Given instruction. Extract the lines up to and including the one that contains "alguna guía en", starting with the first line of the entries below, and omit the pictures.

(Figure scripts)
+-------+

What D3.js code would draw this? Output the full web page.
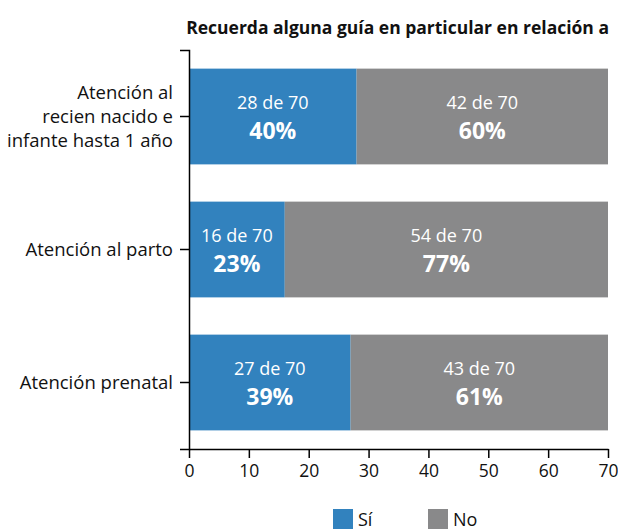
<!DOCTYPE html>
<html>
<head>
<meta charset="utf-8">
<script src="https://cdn.jsdelivr.net/npm/d3@7"></script>
<style>
  body { margin: 0; background: #fff; }
  text { font-family: "Open Sans", "Noto Sans", sans-serif; }
</style>
</head>
<body>
<svg id="chart" width="618" height="530"></svg>
<script>
const categories = [
    ["Atención al", "recien nacido e", "infante hasta 1 año"],
    ["Atención al parto"],
    ["Atención prenatal"]
];
const siValues = [28, 16, 27];
const noValues = [42, 54, 43];
const siPct = [40, 23, 39];
const noPct = [60, 77, 61];
const total = 70;
const xTicks = [0, 10, 20, 30, 40, 50, 60, 70];
const seriesNames = ["Sí", "No"];
const colors = ["#3282be", "#89898a"];

const svg = d3.select("svg#chart");

const x = d3.scaleLinear()
    .domain([0, 70])
    .range([189, 608]);

const y = d3.scaleBand()
    .domain(d3.range(categories.length))
    .range([50, 449])
    .paddingInner(0.28)
    .paddingOuter(0.14);

// title
svg.append("text")
    .attr("x", 609)
    .attr("y", 34)
    .attr("text-anchor", "end")
    .style("font-size", "17.5px")
    .style("font-weight", "bold")
    .attr("fill", "#111")
    .text("Recuerda alguna guía en particular en relación a");

// bars
const rows = categories.map((c, i) => ({
    i: i,
    parts: [
        {s: 0, x0: 0, x1: siValues[i], n: siValues[i], p: siPct[i]},
        {s: 1, x0: siValues[i], x1: siValues[i] + noValues[i], n: noValues[i], p: noPct[i]}
    ]
}));

const g = svg.append("g");
rows.forEach(r => {
    r.parts.forEach(d => {
        g.append("rect")
            .attr("x", x(d.x0))
            .attr("y", y(r.i))
            .attr("width", x(d.x1) - x(d.x0))
            .attr("height", y.bandwidth())
            .attr("fill", colors[d.s]);

        const cx = (x(d.x0) + x(d.x1)) / 2;
        const cy = y(r.i) + y.bandwidth() / 2;
        g.append("text")
            .attr("x", cx)
            .attr("y", cy - 8)
            .attr("text-anchor", "middle")
            .attr("fill", "#fff")
            .style("font-size", "18px")
            .text(d.n + " de " + total);
        g.append("text")
            .attr("x", cx)
            .attr("y", cy + 22)
            .attr("text-anchor", "middle")
            .attr("fill", "#fff")
            .style("font-size", "23px")
            .style("font-weight", "bold")
            .text(d.p + "%");
    });
});

// y axis
const yAxis = svg.append("g")
    .attr("transform", "translate(189,0)")
    .call(d3.axisLeft(y).tickSizeOuter(0).tickSize(9).tickFormat(""));
yAxis.select(".domain").attr("stroke", "#000").attr("stroke-width", 1.5);
yAxis.selectAll(".tick line").attr("stroke", "#000").attr("stroke-width", 1.5);

categories.forEach((lines, i) => {
    const cy = y(i) + y.bandwidth() / 2;
    const lh = 24;
    const t = svg.append("text")
        .attr("text-anchor", "end")
        .attr("fill", "#111")
        .style("font-size", "18.5px");
    lines.forEach((l, k) => {
        t.append("tspan")
            .attr("x", 173)
            .attr("y", cy + 6 + (k - (lines.length - 1) / 2) * lh)
            .text(l);
    });
});

// x axis
const xAxis = svg.append("g")
    .attr("transform", "translate(0,449)")
    .call(d3.axisBottom(x).tickValues(xTicks).tickSize(9).tickSizeOuter(0));
xAxis.select(".domain").attr("stroke", "#000").attr("stroke-width", 1.5);
xAxis.selectAll(".tick line").attr("stroke", "#000").attr("stroke-width", 1.5);
xAxis.selectAll(".tick text")
    .attr("fill", "#111")
    .attr("dy", "0.71em")
    .attr("y", 16)
    .style("font-size", "17.5px")
    .style("font-family", "'Open Sans', sans-serif");

// legend
const legendX = [333, 428];
seriesNames.forEach((s, i) => {
    svg.append("rect")
        .attr("x", legendX[i])
        .attr("y", 509)
        .attr("width", 20)
        .attr("height", 20)
        .attr("fill", colors[i]);
    svg.append("text")
        .attr("x", legendX[i] + 25)
        .attr("y", 526)
        .attr("fill", "#111")
        .style("font-size", "18px")
        .text(s);
});
</script>
</body>
</html>
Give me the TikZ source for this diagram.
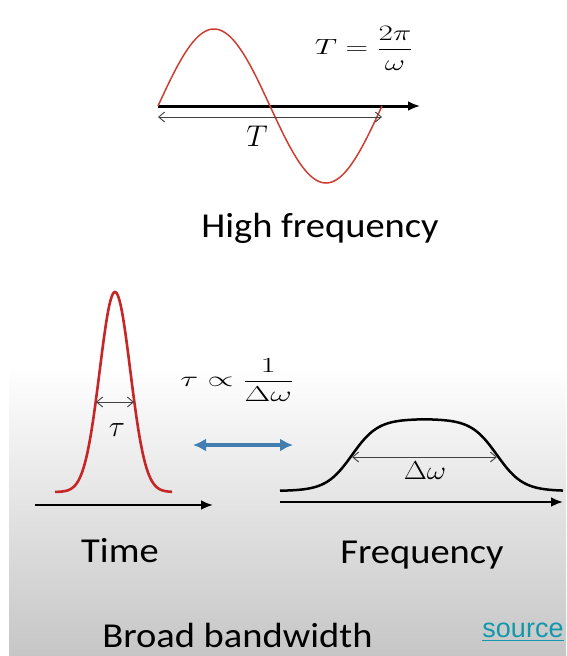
\RequirePackage{fix-cm}
\documentclass[tikz,border=0pt]{standalone}
\usepackage[no-math]{fontspec}
\setmainfont{Carlito}[FakeStretch=1.1]
\newfontfamily\srcfont{Liberation Sans}
\usepackage{graphicx,amsmath,xcolor}
\definecolor{wavered}{RGB}{205,62,50}
\definecolor{pulsered}{RGB}{200,38,38}
\definecolor{linkblue}{RGB}{66,126,176}
\definecolor{srcteal}{RGB}{18,152,172}
\definecolor{bggray}{RGB}{198,198,198}
\usetikzlibrary{arrows.meta,calc}
\tikzset{
  axisline/.style={line width=3pt, -{Latex[length=12pt,width=10pt]}},
  spanline/.style={line width=0.9pt, black!75, {Straight Barb[length=6pt,width=10pt]}-{Straight Barb[length=6pt,width=10pt]}},
  waveline/.style={wavered, line width=1.5pt, line join=round},
  caption/.style={anchor=base, inner sep=0pt, font=\fontsize{35}{40}\selectfont},
  mathlbl/.style={inner sep=0pt, font=\fontsize{30}{34}\selectfont}
}
\begin{document}
\begin{tikzpicture}[x=1pt,y=-1pt]
  \useasboundingbox (0,0) rectangle (566,656);
  % Background
  \fill[white] (0,0) rectangle (566,656);
  \shade[top color=white, bottom color=bggray] (9,365) rectangle (566,656);

  % High frequency
  \coordinate (hfO) at (158,106);
  \coordinate (hfE) at (420,106);
  \coordinate (hfA) at (158,117);
  \coordinate (hfB) at (382,117);
  \draw[axisline] (hfO) -- (hfE);
  \draw[waveline] plot[domain=0:360, samples=121] ({158+\x/360*224},{106-77*sin(\x)});
  \draw[spanline] (hfA) -- (hfB);
  \node[mathlbl] (tlbl) at (257,136) {$T$};
  \node[inner sep=0pt, font=\fontsize{22}{26}\selectfont] (tform) at (364,48) {\scalebox{1.42}[1]{$\displaystyle T=\frac{2\pi}{\omega}$}};
  \node[caption] (hflbl) at (320,237) {High frequency};

  % Time domain pulse
  \coordinate (tmO) at (35,505);
  \coordinate (tmE) at (213,505);
  \coordinate (tauA) at (96,402);
  \coordinate (tauB) at (134,402);
  \draw[axisline, line width=2.8pt] (tmO) -- (tmE);
  \draw[pulsered, line width=2.6pt, line join=round] plot[domain=55:172, samples=150] (\x,{492-200*exp(-(\x-115)*(\x-115)/468.18)});
  \draw[spanline] (tauA) -- (tauB);
  \node[mathlbl] (taulbl) at (117,430) {$\tau$};
  \node[caption] (timelbl) at (120,562) {Time};

  % Relation
  \node[inner sep=0pt, font=\fontsize{21.5}{26}\selectfont] (rel) at (237,380) {\scalebox{1.55}[1]{$\displaystyle \tau\propto\frac{1}{\Delta\omega}$}};
  \coordinate (dblL) at (193,445);
  \coordinate (dblR) at (293,445);
  \draw[linkblue, line width=4pt, {Latex[length=13pt,width=13pt]}-{Latex[length=13pt,width=13pt]}] (dblL) -- (dblR);

  % Frequency domain spectrum
  \coordinate (frO) at (280,502);
  \coordinate (frE) at (563,502);
  \coordinate (dwA) at (352,457);
  \coordinate (dwB) at (497,457);
  \draw[axisline, line width=2.8pt] (frO) -- (frE);
  \draw[line width=2.5pt, line join=round] plot[domain=280:563, samples=200] (\x,{491-72/(1+exp((abs(\x-424.5)-72.5)/13))});
  \draw[spanline] (dwA) -- (dwB);
  \node[inner sep=0pt, font=\fontsize{26}{30}\selectfont] (dwlbl) at (425,471) {\scalebox{1.15}[1]{$\Delta\omega$}};
  \node[caption] (freqlbl) at (422,563) {Frequency};

  % Footer
  \node[caption] (bblbl) at (237.5,647) {Broad bandwidth};
  \node[anchor=base, inner sep=0pt, text=srcteal, font=\srcfont\fontsize{27}{30}\selectfont] (src) at (523,637) {\underline{source}};
\end{tikzpicture}
\end{document}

+-------+

The answer.
What D3.js code would draw this? Output the full web page.
<!DOCTYPE html>
<html>
<head>
<meta charset="utf-8">
<script src="https://cdn.jsdelivr.net/npm/d3@7"></script>
<style>
  body { margin: 0; background: #fff; }
  text { font-family: "Open Sans", "Noto Sans", sans-serif; }
</style>
</head>
<body>
<svg id="chart" width="618" height="530"></svg>
<script>
const categories = [
    ["Atención al", "recien nacido e", "infante hasta 1 año"],
    ["Atención al parto"],
    ["Atención prenatal"]
];
const siValues = [28, 16, 27];
const noValues = [42, 54, 43];
const siPct = [40, 23, 39];
const noPct = [60, 77, 61];
const total = 70;
const xTicks = [0, 10, 20, 30, 40, 50, 60, 70];
const seriesNames = ["Sí", "No"];
const colors = ["#3282be", "#89898a"];

const svg = d3.select("svg#chart");

const x = d3.scaleLinear()
    .domain([0, 70])
    .range([189, 608]);

const y = d3.scaleBand()
    .domain(d3.range(categories.length))
    .range([50, 449])
    .paddingInner(0.28)
    .paddingOuter(0.14);

// title
svg.append("text")
    .attr("x", 609)
    .attr("y", 34)
    .attr("text-anchor", "end")
    .style("font-size", "17.5px")
    .style("font-weight", "bold")
    .attr("fill", "#111")
    .text("Recuerda alguna guía en particular en relación a");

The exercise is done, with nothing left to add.